GeoDistanceFeatures#
GeoDistanceFeatures() calculates the distance between two geographical
coordinate pairs (latitude/longitude) and adds the result as a new feature.
GeoDistanceFeatures() is useful for location-based machine learning problems such as
real estate pricing, delivery route optimization, ride-sharing applications,
and any domain where geographic proximity is relevant.
Distance Methods#
The transformer supports different distance calculation methods:
haversine: Great-circle distance using the Haversine formula (default). Most accurate for typical distances on Earth’s surface.
euclidean: Simple Euclidean distance in the coordinate space. Fast but less accurate for long distances.
manhattan: Manhattan (taxicab) distance in coordinate space. Useful as a rough approximation for grid-based city layouts.
Output Units#
The distance can be returned in various units:
km: Kilometers (default)
miles: Miles
meters: Meters
feet: Feet
Python Demo#
Let’s create a dataframe with origin and destination coordinates:
import pandas as pd
from feature_engine.creation import GeoDistanceFeatures
# Sample data: trips between US cities
X = pd.DataFrame({
'origin_lat': [40.7128, 34.0522, 41.8781, 29.7604],
'origin_lon': [-74.0060, -118.2437, -87.6298, -95.3698],
'dest_lat': [34.0522, 41.8781, 40.7128, 33.4484],
'dest_lon': [-118.2437, -87.6298, -74.0060, -112.0740],
'trip_id': [1, 2, 3, 4]
})
Now let’s calculate the distances using the haversine formula and returning the values in km:
# Set up the transformer
gdt = GeoDistanceFeatures(
lat1='origin_lat',
lon1='origin_lon',
lat2='dest_lat',
lon2='dest_lon',
method='haversine',
output_unit='km',
output_col='distance_km'
)
# Fit and transform
gdt.fit(X)
X_transformed = gdt.transform(X)
print(X_transformed[['trip_id', 'distance_km']])
In the following output we see the trip ID followed by the distance traveled in each trip:
trip_id distance_km
0 1 3935.746254
1 2 2808.517344
2 3 1144.286561
3 4 1634.724892
Using different distance methods#
We can use the Euclidean distance method, which provides a faster but less accurate calculation suitable for short distances:
gdt_euclidean = GeoDistanceFeatures(
lat1='origin_lat', lon1='origin_lon',
lat2='dest_lat', lon2='dest_lon',
method='euclidean',
output_col='distance_euclidean'
)
gdt_euclidean.fit(X)
X_euclidean = gdt_euclidean.transform(X)
print(X_euclidean[['trip_id', 'distance_euclidean']])

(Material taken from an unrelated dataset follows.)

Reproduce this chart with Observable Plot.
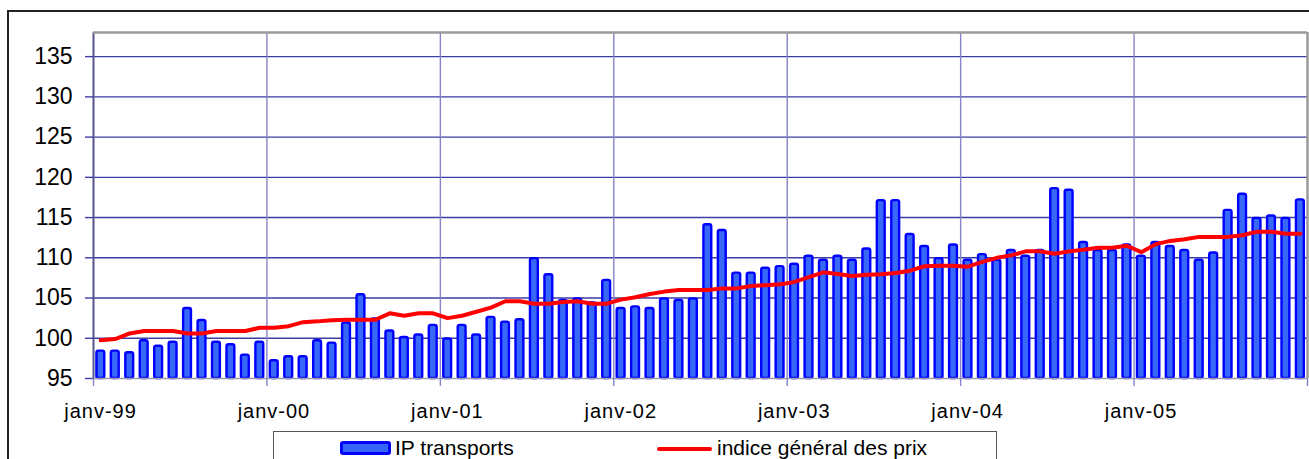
<!DOCTYPE html>
<html>
<head>
<meta charset="utf-8">
<script src="https://cdn.jsdelivr.net/npm/d3@7"></script>
<script src="https://cdn.jsdelivr.net/npm/@observablehq/plot@0.6"></script>
<style>
  html, body { margin: 0; padding: 0; background: #fff; overflow: hidden; }
  body { width: 1309px; height: 459px; position: relative; font-family: "Liberation Sans", Arial, sans-serif; }
  #frame { position: absolute; left: 7px; top: 10px; width: 1320px; height: 470px; border: 2px solid #222; box-sizing: border-box; }
  #chart { position: absolute; left: 0; top: 0; }
  #legend { position: absolute; left: 273px; top: 431px; width: 724px; height: 40px; border: 1.5px solid #555; box-sizing: border-box; background: #fff; }
  .item { position: absolute; top: 4px; font-size: 21px; color: #000; white-space: nowrap; line-height: 24px; }
  .sw-bar { position: absolute; width: 45px; height: 8px; background: #3366ff; border: 3px solid #0000ff; border-radius: 3px; }
  .sw-line { position: absolute; width: 55px; height: 4px; background: #ff0000; border-radius: 2px; }
</style>
</head>
<body>
<div id="frame"></div>
<div id="chart"></div>
<div id="legend"></div>
<script>
// Tick labels (one per January)
const tickLabels = ["janv-99", "janv-00", "janv-01", "janv-02", "janv-03", "janv-04", "janv-05"];
const seriesNames = ["IP transports", "indice général des prix"];

// Monthly values, janv-99 .. déc-05
const ipTransports = [
  98.4, 98.4, 98.2, 99.7, 99.0, 99.5, 103.7, 102.2, 99.5, 99.2, 97.9, 99.5,
  97.2, 97.7, 97.7, 99.7, 99.4, 101.9, 105.4, 102.4, 100.9, 100.1, 100.4, 101.6,
  99.9, 101.6, 100.4, 102.6, 102.0, 102.3, 109.9, 107.9, 104.7, 104.9, 104.4, 107.2,
  103.7, 103.9, 103.7, 104.9, 104.7, 104.9, 114.1, 113.4, 108.1, 108.1, 108.7, 108.9,
  109.2, 110.2, 109.7, 110.2, 109.7, 111.1, 117.1, 117.1, 112.9, 111.4, 109.9, 111.6,
  109.7, 110.4, 109.7, 110.9, 110.2, 110.9, 118.6, 118.4, 111.9, 110.9, 110.9, 111.6,
  110.2, 111.9, 111.4, 110.9, 109.7, 110.6, 115.9, 117.9, 114.9, 115.2, 114.9, 117.2
];
const indiceGeneral = [
  99.75, 99.9, 100.6, 100.9, 100.9, 100.9, 100.6, 100.6, 100.9, 100.9, 100.9, 101.3,
  101.3, 101.5, 102.0, 102.1, 102.25, 102.3, 102.3, 102.3, 103.1, 102.8, 103.1, 103.1,
  102.5, 102.8, 103.3, 103.8, 104.6, 104.6, 104.3, 104.3, 104.5, 104.6, 104.3, 104.3,
  104.8, 105.1, 105.5, 105.8, 106.0, 106.0, 106.0, 106.2, 106.2, 106.5, 106.6, 106.7,
  107.0, 107.6, 108.2, 108.0, 107.75, 107.9, 107.95, 108.1, 108.4, 108.95, 109.0, 109.0,
  108.9, 109.5, 110.0, 110.3, 110.8, 110.8, 110.5, 110.8, 111.0, 111.25, 111.25, 111.5,
  110.7, 111.7, 112.1, 112.3, 112.6, 112.6, 112.6, 112.8, 113.25, 113.25, 113.0, 113.0
];
const yTicks = [95, 100, 105, 110, 115, 120, 125, 130, 135];

const n = ipTransports.length;
const rows = ipTransports.map((v, i) => ({ i, ip: v, cpi: indiceGeneral[i] }));
const yearTicks = d3.range(0, n + 1, 12);

const chart = Plot.plot({
  width: 1309,
  height: 430,
  marginLeft: 93,
  marginRight: 2,
  marginTop: 32,
  marginBottom: 52,
  style: { fontFamily: "'Liberation Sans', Arial, sans-serif", background: "transparent", color: "#000", overflow: "visible" },
  x: { type: "linear", domain: [0, n] },
  y: { domain: [95, 138] },
  marks: [
    Plot.ruleY(yTicks.filter(d => d > 95), { stroke: "#3d3da6", strokeWidth: 1.4 }),
    Plot.ruleX(yearTicks.slice(1, -1), { stroke: "#8484c6", strokeWidth: 1.4 }),
    Plot.ruleX([0], { stroke: "#55558f", strokeWidth: 2 }),
    Plot.rectY(rows, {
      x1: d => d.i, x2: d => d.i + 1, y1: 95, y2: "ip",
      insetLeft: 3.4, insetRight: 3.2,
      fill: "#3868f8", stroke: "#0000ff", strokeWidth: 2.4, rx: 2
    }),
    Plot.line(rows, { x: d => d.i + 0.5, y: "cpi", stroke: "#ff0000", strokeWidth: 4, curve: "linear" }),
    Plot.ruleY([138], { stroke: "#9a9a9a", strokeWidth: 2.5 }),
    Plot.ruleX([n], { stroke: "#9a9a9a", strokeWidth: 2.5 }),
    Plot.ruleY([95], { stroke: "#9a9ab0", strokeWidth: 1.5 }),
    Plot.axisY({
      ticks: yTicks, tickSize: 8, tickPadding: 13, fontSize: 23,
      stroke: "#3d3da6", strokeWidth: 1.4, fill: "#000", tickFormat: d => String(d)
    }),
    Plot.axisX({
      ticks: yearTicks, tickSize: 8, tickPadding: 17, fontSize: 20,
      stroke: "#8484c6", strokeWidth: 1.4, fill: "#000",
      tickFormat: d => tickLabels[d / 12] ?? ""
    })
  ]
});
d3.select(chart).selectAll("g[aria-label='x-axis tick label'] text")
  .style("letter-spacing", "1px")
  .attr("dx", 7);
document.getElementById("chart").appendChild(chart);

const legend = document.getElementById("legend");
legend.innerHTML = `
  <div class="sw-bar" style="left:66px; top:9px;"></div>
  <div class="item" style="left:121px;">${seriesNames[0]}</div>
  <div class="sw-line" style="left:383px; top:15px;"></div>
  <div class="item" style="left:443px;">${seriesNames[1]}</div>
`;
</script>
</body>
</html>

The Euclidean distances differ from the Haversine values because they don’t account for Earth’s curvature:
trip_id distance_euclidean
0 1 4940.252715
1 2 3493.298968
2 3 1519.295694
3 4 1720.178310
Alternatively, we can use the Manhattan distance, which is useful for grid-based city layouts:
gdt_manhattan = GeoDistanceFeatures(
lat1='origin_lat', lon1='origin_lon',
lat2='dest_lat', lon2='dest_lon',
method='manhattan',
output_col='distance_manhattan'
)
gdt_manhattan.fit(X)
X_manhattan = gdt_manhattan.transform(X)
print(X_manhattan[['trip_id', 'distance_manhattan']])
The Manhattan distance sums the absolute differences in latitude and longitude:
trip_id distance_manhattan
0 1 5628.24000
1 2 4684.15800
2 3 1637.36700
3 4 2279.96460
Using different output units#
The transformer supports returning distances in km (default), miles, meters, or feet. Here we calculate distances in miles:
gdt = GeoDistanceFeatures(
lat1='origin_lat', lon1='origin_lon',
lat2='dest_lat', lon2='dest_lon',
output_unit='miles',
output_col='distance_miles'
)
gdt.fit(X)
X_transformed = gdt.transform(X)
print(X_transformed[['trip_id', 'distance_miles']])
The distances are now expressed in miles instead of kilometers:
trip_id distance_miles
0 1 2445.258392
1 2 1745.046817
2 3 711.000629
3 4 1015.643614
Dropping original coordinate columns#
To reduce the dimensionality of the output dataset, we can remove the original coordinate columns after calculating the distance:
gdt = GeoDistanceFeatures(
lat1='origin_lat', lon1='origin_lon',
lat2='dest_lat', lon2='dest_lon',
drop_original=True
)
gdt.fit(X)
X_transformed = gdt.transform(X)
# Coordinate columns are removed
print(X_transformed.columns.tolist())
After transformation, only the non-coordinate columns and the new distance column remain:
['trip_id', 'geo_distance']
Calculating distance within a Pipeline#
GeoDistanceFeatures() works seamlessly with scikit-learn pipelines. In the
following example, we create a pipeline that first calculates the geographic distance,
then scales the features, and finally trains a regression model:
from sklearn.pipeline import Pipeline
from sklearn.preprocessing import StandardScaler
from sklearn.linear_model import LinearRegression
# Create sample target variable
y = pd.Series([100, 150, 80, 200])
# Create a pipeline for price prediction
pipe = Pipeline([
('geo_distance', GeoDistanceFeatures(
lat1='origin_lat', lon1='origin_lon',
lat2='dest_lat', lon2='dest_lon',
output_unit='km',
drop_original=True
)),
('scaler', StandardScaler()),
('regressor', LinearRegression())
])
# Fit the pipeline
pipe.fit(X, y)
# Make predictions
predictions = pipe.predict(X)
print(f"Predictions: {predictions}")
The pipeline successfully trains and returns predictions:
Predictions: [100. 150. 80. 200.]